Before resigning from Davis’s reelection campaign in June, she detailed her allegations to Davis’ campaign manager, former Salt Lake County Democratic Party Chair Richard Jaramillo, and in a letter to the senator. In an interview with The Salt Lake Tribune last week, Weglinski said she did not submit a formal complaint to the Utah Democratic Party because of how it has handled sexual harassment investigations in the past, and because she didn’t want her story to be “filtered through” the party.
Davis told The Tribune that he was “flabbergasted” by the allegations, but confirmed at least one of the incidents Weglinski described in the Instagram post. A phone call and an email sent to Davis on Friday night were not immediately returned.
Weglinski is the second woman to publicly accuse Davis of sexual misconduct. In a 2021 Facebook post, former legislative staffer Elizabeth Converse alleged that the senator behaved inappropriately toward her when she worked at the Utah Capitol and while they were on a work trip in Chicago.
Utah Senate President Stuart Adams announced on Aug. 5 that the Utah Senate had initiated an independent investigation into the allegations. The Senate minority leader, Sen. Karen Mayne, did not immediately respond to a request for comment regarding the Utah Democratic Party’s Friday announcement.
Davis was defeated by Nate Blouin in the Democratic primaries earlier this year, but he will retain his seat in the Legislature until January. He currently sits on numerous committees in the Senate, including interim committees that are scheduled to meet next week.

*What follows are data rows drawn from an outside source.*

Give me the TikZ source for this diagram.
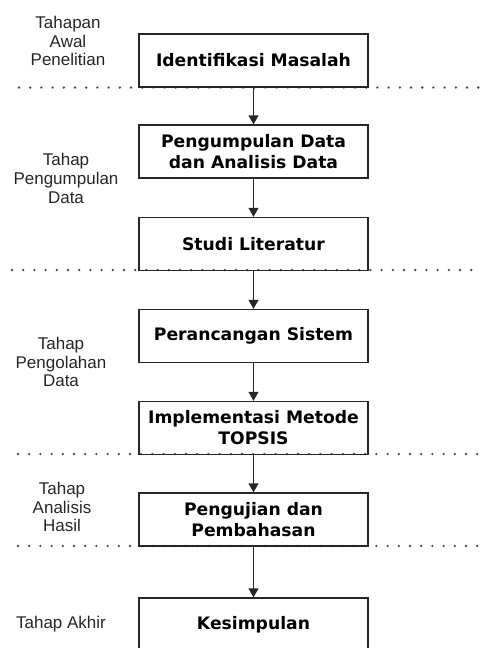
\documentclass[tikz,border=0pt]{standalone}
\usepackage{fontspec}
\setmainfont{Liberation Sans}
\newfontfamily\boxfont{DejaVu Sans}
\usetikzlibrary{arrows.meta}
\tikzset{
  stagebox/.style={draw=black!85, line width=1.4pt, minimum width=229pt, minimum height=53pt,
    inner sep=0pt, align=center, font=\boxfont\bfseries\fontsize{17.2}{21}\selectfont, text=black},
  stagelabel/.style={align=center, font=\fontsize{17}{18.7}\selectfont, text=black!85, inner sep=0pt},
  flow/.style={draw=black!85, line width=1.4pt, -{Triangle[width=10pt,length=9pt]}},
  divider/.style={draw=black!70, line width=2.6pt, line cap=round, dash pattern=on 0pt off 11.2pt}
}
\begin{document}
\begin{tikzpicture}[x=1pt,y=-1pt]
  \useasboundingbox (0,0) rectangle (480,648);
  \begin{scope}
    \clip (0,0) rectangle (480,648);

    % phase dividers
    \draw[divider] (19,87.5) -- (480,87.5);
    \draw[divider] (12,270) -- (480,270);
    \draw[divider] (18,454) -- (480,454);
    \draw[divider] (18,546) -- (480,546);

    % process steps
    \node[stagebox] (s1) at (253.5,60.5) {Identifikasi Masalah};
    \node[stagebox] (s2) at (253.5,151.5) {Pengumpulan Data\\dan Analisis Data};
    \node[stagebox] (s3) at (253.5,244) {Studi Literatur};
    \node[stagebox] (s4) at (253.5,336) {Perancangan Sistem};
    \node[stagebox] (s5) at (253.5,428) {Implementasi Metode\\TOPSIS};
    \node[stagebox] (s6) at (253.5,519.5) {Pengujian dan\\Pembahasan};
    \node[stagebox] (s7) at (253.5,624.5) {Kesimpulan};

    % flow between steps
    \draw[flow] (s1) -- (s2);
    \draw[flow] (s2) -- (s3);
    \draw[flow] (s3) -- (s4);
    \draw[flow] (s4) -- (s5);
    \draw[flow] (s5) -- (s6);
    \draw[flow] (s6) -- (s7);

    % phase names
    \node[stagelabel] (p1) at (68,41) {Tahapan\\Awal\\Penelitian};
    \node[stagelabel] (p2) at (66,178.5) {Tahap\\Pengumpulan\\Data};
    \node[stagelabel] (p3) at (61,362) {Tahap\\Pengolahan\\Data};
    \node[stagelabel] (p4) at (62,507) {Tahap\\Analisis\\Hasil};
    \node[stagelabel] (p5) at (61,624) {Tahap Akhir};
  \end{scope}
\end{tikzpicture}
\end{document}
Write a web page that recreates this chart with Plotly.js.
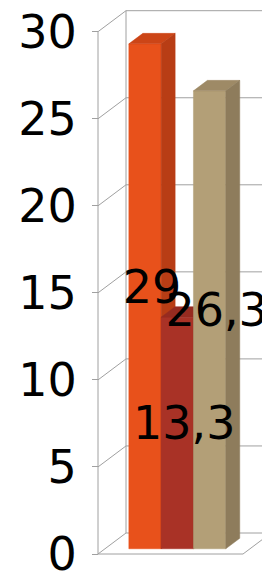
<!DOCTYPE html>
<html><head><meta charset="utf-8">
<script src="https://cdn.plot.ly/plotly-3.0.1.min.js"></script>
<style>html,body{margin:0;padding:0;background:#fff;overflow:hidden}#chart{width:262px;height:572px}</style>
</head><body><div id="chart"></div>
<script>
// ---- data ----
const series = ['Serie 1', 'Serie 2', 'Serie 3'];
const values = [29, 13.3, 26.3];
const tickValues = [0, 5, 10, 15, 20, 25, 30];
const tickLabels = ['0', '5', '10', '15', '20', '25', '30'];
const frontColors = ['#E8511B', '#A93226', '#B39F77'];
const topColors = ['#CC4517', '#962B20', '#9E8A66'];
const sideColors = ['#B83D15', '#85261C', '#8E7C5C'];

// ---- geometry (pseudo-3D oblique projection) ----
const W = 262, H = 572, L = 96;
const pxX = 32.3, cx0 = 138, pxY = 17.41, y0 = 554;
const xRange = [(L - cx0) / pxX, (W - cx0) / pxX];
const yRange = [(y0 - H) / pxY, y0 / pxY];
const DX = 28 / pxX, DY = 21 / pxY;
const wallX = (98 - cx0) / pxX;
const floorRight = (243 - cx0) / pxX;
const yMax = tickValues[tickValues.length - 1];
const gridColor = '#a0a0a0';
const fontSize = 46;

function P(x, y, d) { return [x + d * DX, y + d * DY]; }

const traces = [];
// grid / walls
const gx = [], gy = [];
function seg(a, b) { gx.push(a[0], b[0], null); gy.push(a[1], b[1], null); }
seg(P(wallX, 0, 0), P(wallX, yMax, 0));
seg(P(wallX, 0, 1), P(wallX, yMax, 1));
tickValues.forEach(t => {
  seg(P(wallX, t, 0), P(wallX, t, 1));
  seg(P(wallX, t, 1), P(floorRight, t, 1));
});
seg(P(floorRight, 0, 1), P(floorRight, yMax, 1));
seg(P(wallX, 0, 0), P(floorRight, 0, 0));
seg(P(floorRight, 0, 0), P(floorRight, 0, 1));
traces.push({type: 'scatter', mode: 'lines', x: gx, y: gy, line: {color: gridColor, width: 1}, hoverinfo: 'skip'});

function face(pts, color) {
  traces.push({
    type: 'scatter', mode: 'lines', fill: 'toself', fillcolor: color,
    x: pts.map(p => p[0]).concat([pts[0][0]]),
    y: pts.map(p => p[1]).concat([pts[0][1]]),
    line: {color: color, width: 0.5}, hoverinfo: 'skip'
  });
}
const d0 = 0.25, d1 = 0.75;
values.forEach((v, i) => {
  const xl = i - 0.5, xr = i + 0.5;
  face([P(xl, 0, d0), P(xr, 0, d0), P(xr, v, d0), P(xl, v, d0)], frontColors[i]);
  face([P(xl, v, d0), P(xr, v, d0), P(xr, v, d1), P(xl, v, d1)], topColors[i]);
  face([P(xr, 0, d0), P(xr, 0, d1), P(xr, v, d1), P(xr, v, d0)], sideColors[i]);
});

// labels
traces.push({
  type: 'scatter', mode: 'text',
  x: values.map((v, i) => i + 0.5 * DX),
  y: values.map(v => v / 2 + 0.5 * DY),
  text: values.map(v => String(v).replace('.', ',')),
  textposition: 'middle center',
  textfont: {family: 'DejaVu Sans', size: fontSize, color: '#000'},
  cliponaxis: false, hoverinfo: 'skip'
});

const layout = {
  width: W, height: H,
  margin: {l: L, r: 0, t: 0, b: 0},
  showlegend: false,
  paper_bgcolor: '#fff', plot_bgcolor: '#fff',
  hovermode: false,
  xaxis: {range: xRange, visible: false, domain: [0, 1], fixedrange: true},
  yaxis: {
    range: yRange, anchor: 'free', position: (98 - L) / (W - L),
    tickmode: 'array', tickvals: tickValues, ticktext: tickLabels,
    ticks: 'outside', ticklen: 6, tickcolor: gridColor, tickwidth: 1,
    tickfont: {family: 'DejaVu Sans', size: fontSize, color: '#000'},
    ticklabelstandoff: 6, ticklabeloverflow: 'allow',
    showgrid: false, zeroline: false, showline: false, fixedrange: true
  }
};
Plotly.newPlot('chart', traces, layout, {staticPlot: true, displayModeBar: false});
</script>
</body></html>
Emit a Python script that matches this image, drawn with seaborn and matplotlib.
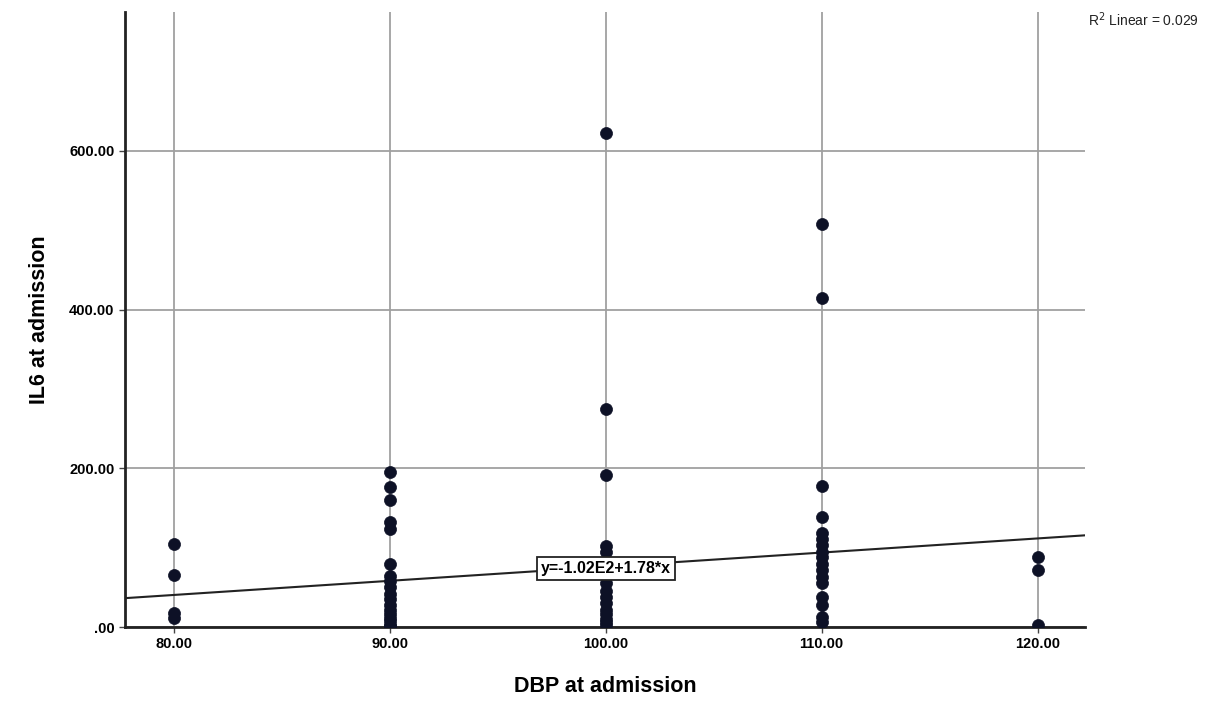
import numpy as np
import pandas as pd
import matplotlib
matplotlib.use("Agg")
import matplotlib.pyplot as plt
import seaborn as sns
from matplotlib.ticker import FuncFormatter

# values (DBP groups and IL6 readings)
dbp_80 = [105, 65, 18, 11]
dbp_90 = [195, 176, 160, 132, 124, 80, 64, 58, 50, 42, 35, 28, 22, 16, 11, 7, 3, 1]
dbp_100 = [622, 275, 192, 102, 95, 56, 45, 38, 30, 22, 16, 10, 6, 2]
dbp_110 = [508, 414, 178, 138, 119, 111, 103, 95, 88, 80, 72, 63, 55, 38, 28, 12, 6]
dbp_120 = [88, 72, 3]

intercept = -102.0
slope = 1.78
r2_text = "R$^2$ Linear = 0.029"
eq_text = "y=-1.02E2+1.78*x"

groups = {80: dbp_80, 90: dbp_90, 100: dbp_100, 110: dbp_110, 120: dbp_120}
df = pd.DataFrame([(k, v) for k, vals in groups.items() for v in vals], columns=["dbp", "il6"])

sns.set_theme(style="white")
plt.rcParams["font.family"] = ["Liberation Sans", "DejaVu Sans"]

fig = plt.figure(figsize=(12.1, 7.03), dpi=100)
ax = fig.add_axes([0.1033, 0.1081, 0.7934, 0.8749])

sns.scatterplot(data=df, x="dbp", y="il6", ax=ax, color="#0d1126", s=75,
                edgecolor="#0d1126", linewidth=0.5, zorder=3, legend=False)

xlim = (77.73, 122.2)
xs = np.array(xlim)
ax.plot(xs, intercept + slope * xs, color="#222222", lw=1.5, zorder=2)

ax.set_xlim(*xlim)
ax.set_ylim(0, 775)
ax.set_xticks([80, 90, 100, 110, 120])
ax.set_yticks([0, 200, 400, 600])

def spss_fmt(v, pos):
    s = f"{v:.2f}"
    return s[1:] if s.startswith("0") else s

ax.xaxis.set_major_formatter(FuncFormatter(spss_fmt))
ax.yaxis.set_major_formatter(FuncFormatter(spss_fmt))

ax.grid(True, color="#a0a0a0", lw=1.3)
ax.set_axisbelow(True)
for side in ["top", "right"]:
    ax.spines[side].set_visible(False)
for side in ["left", "bottom"]:
    ax.spines[side].set_color("#222222")
    ax.spines[side].set_linewidth(2)

ax.tick_params(axis="both", labelsize=10.5, length=4, width=1, color="#444444",
               labelcolor="black", bottom=True, left=True)
for lab in ax.get_xticklabels() + ax.get_yticklabels():
    lab.set_fontweight("bold")

ax.set_xlabel("DBP at admission", fontsize=15.5, fontweight="bold", labelpad=18, color="black")
ax.set_ylabel("IL6 at admission", fontsize=15.5, fontweight="bold", labelpad=14, color="black")

ax.text(100, 74, eq_text, ha="center", va="center", fontsize=11.5, fontweight="bold",
        color="black", zorder=4,
        bbox=dict(boxstyle="square,pad=0.25", fc="white", ec="#222222", lw=1.3))

fig.text(0.899, 0.972, r2_text, fontsize=10, color="#222222", ha="left", va="center")

fig.savefig("out.png", dpi=100)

The Utah Democratic Party’s statement comes two days after dozens of Democrats signed a letter addressed to the party’s executive committee calling for Davis’ suspension, as well requesting a central committee meeting to address the allegations.
“Though the Party has a stated duty to take swift and decisive action in cases of misconduct, our leaders have failed to take any substantive measures regarding the allegations; the State Executive Committee refuses to do more than refer to prepared talking points,” the letter reads. “It is an unacceptable failure of leadership that such a serious allegation of sexual harassment has been allowed to remain all but ignored.”
Eight county party chairs signed the letter, along with 47 other Democratic leaders, public officials and candidates. After its publication, according to Utah County Democratic Party Chair Katie Adams-Anderton, 42 more added their names, making the total 97.